By Tom Balmforth
KYIV (Reuters) – Ukraine said on Monday its troops had recaptured a fourth village from Russian forces in a cluster of settlements in the southeast, a day after reporting the first small gains of its long-anticipated counteroffensive.
The task of ending Moscow’s occupation of southern and eastern Ukraine is daunting, given Russia’s numerical superiority in men, ammunition and air power, and the many months it has had to build defensive fortifications.
Kyiv said on Sunday its forces had liberated three villages – Blahodatne, Neskuchne and Makarivka – and on Monday, soldiers were seen in video holding up the Ukrainian flag in nearby Storozheve. Reuters confirmed the location of the footage.
The defence minister thanked the 35th Separate Brigade of Marines for regaining control of the village.
Ukraine’s capture of the four villages in a matter of days is already its most rapid advance for seven months, though still short of a major breakthrough of Russia’s deep defensive lines.
The claimed advance adds up to just five km (three miles) in total, still some 90 km (55 miles) from the Azov Sea coast and the interim prize of cutting Russia’s “land bridge” to Crimea, the peninsula Moscow seized from Ukraine in 2014.
Ukraine is banking on the tens of billions of dollars’ worth of weaponry, training and intelligence it has received from the West, combined with its own battlefield resolve, tactical nous and the motivation of driving an invader from its own land, to give it the edge.
It also knows it may have to show significant progress over the summer to maintain the same level of Western military, financial and moral support.
Ukraine’s armed forces general staff said its forces had engaged in two dozen heavy battles in the previous 24 hours on the eastern front, near the town of Bakhmut, further south near Avdiivka and Maryinka, and further north near Bilohorivka.

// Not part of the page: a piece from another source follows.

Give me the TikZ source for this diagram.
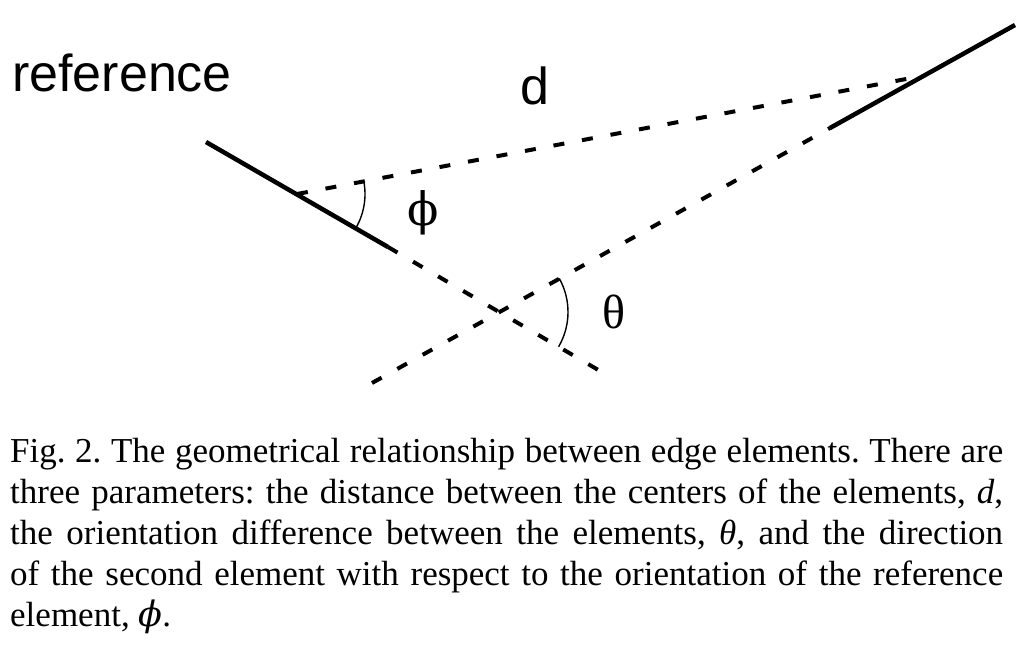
\documentclass[tikz,border=0pt]{standalone}
\usepackage{fontspec}
\setmainfont{Liberation Serif}
\newfontfamily\helv{Liberation Sans}
\newfontfamily\grk{DejaVu Serif}
\usetikzlibrary{calc}
\begin{document}
\begin{tikzpicture}[x=1pt,y=-1pt,
  element/.style={line width=4.5pt},
  extline/.style={line width=4pt,dash pattern=on 11pt off 18pt},
  anglearc/.style={line width=1.4pt},
  lbl/.style={inner sep=0pt,font=\helv\fontsize{52}{60}\selectfont},
  greek/.style={inner sep=0pt,font=\fontsize{48}{56}\selectfont}]
\useasboundingbox (0,0) rectangle (1024,648);
% reference element
\coordinate (A) at (206,142);
\coordinate (B) at (388,247);
\coordinate (C1) at (297,194);
\coordinate (E1) at (612,378);
% second element
\coordinate (F) at (1015,25);
\coordinate (G) at (830,128);
\coordinate (C2) at (922,76);
\coordinate (E2) at (372,383);
\coordinate (X) at (499,312);
\draw[element] (A) -- (B);
\draw[element] (F) -- (G);
\draw[extline] (B) -- (E1);
\draw[extline] (E2) -- (G);
\draw[extline] (C1) -- (C2);
% angle arcs (canvas angles)
\draw[anglearc] ($(C1)+(10.8:68pt)$) arc[start angle=10.8,end angle=-30.2,radius=68pt];
\draw[anglearc] ($(X)+(29.1:69pt)$) arc[start angle=29.1,end angle=-30.2,radius=69pt];
% labels
\node[lbl,anchor=base west] (ref) at (12,91) {reference};
\node[lbl,anchor=base west] (dl) at (520,104) {d};
\node[greek,font=\grk\fontsize{46}{56}\selectfont] (phi) at (423,213) {ϕ};
\node[greek] (theta) at (614,312) {θ};
% caption
\node[inner sep=0pt,anchor=base west,text width=993pt,align=justify,
  font=\fontsize{35}{41}\selectfont\frenchspacing] (cap) at (10,462)
{Fig. 2. The geometrical relationship between edge elements. There are\linebreak
three parameters: the distance between the centers of the elements, \textit{d},\linebreak
the orientation difference between the elements, \textit{θ}, and the direction\linebreak
of the second element with respect to the orientation of the reference\linebreak
element, {\grk\itshape ϕ}.};
\end{tikzpicture}
\end{document}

It does not provide similar detail about fighting on the southern front where the main counteroffensive is expected.
Moscow has yet to officially acknowledge any Ukrainian advances, saying last week that it had repelled numerous attacks and inflicted heavy casualties on Ukraine’s forces. Unverified footage has circulated on social media of destroyed American and German armoured vehicles.
However, some prominent Russian military bloggers indicated that Ukrainian forces had taken Blahodatne and Neskuchne, although they said fighting for Makarivka was continuing.
It is almost certainly far too early to draw conclusions about the fate of the counteroffensive from early skirmishes that may be more about testing Russian defences than pursuing a major advance.
The U.S.-based Institute for the Study of War said Ukraine was attempting “an extraordinarily difficult tactical operation – a frontal assault against prepared defensive positions, further complicated by a lack of air superiority – and these initial assaults should not be extrapolated to predict all Ukrainian operations”.
Ben Hodges, a former commander of U.S. forces in Europe, wrote that the main attack, when it came, would be expected to feature several hundred tanks and infantry fighting vehicles.
“The offensive has clearly started, but not I think the main attack,” he wrote in an article for the Washington-based Center for European Policy Analysis.
“When we see large, armoured formations join the assault, then I think we’ll know the main attack has really begun.”
Russia has yet to face this kind of onslaught, but its unconvincing battlefield performance in the 15 months since its full-scale invasion has led to frequent changes of command and public arguments with the private militias called in to fight alongside regular soldiers.
There are signs that Moscow is now seeking to impose stronger central control, with an order that all so-called “volunteer units” should sign contracts by July 1 bringing them under the Defence Ministry.
It said on Monday it has signed such a contract with the Akhmat paramilitary force, one of the armed units that help to keep President Vladimir Putin’s appointee Ramzan Kadyrov in power in the Chechnya region of the northern Caucasus.
Moscow said on Friday that Akhmat was conducting an offensive near Maryinka.
But Yevgeny Prigozhin, the increasing recalcitrant and voluble leader of the Wagner militia, which captured Bakhmut from Ukrainian forces after almost a year of attritional fighting, said on Sunday he would refuse to sign.
Prigozhin, who has repeatedly accused Moscow in public of failing to provide enough support or ammunition to his fighters, said Defence Minister Sergei Shoigu “cannot manage military formations properly”.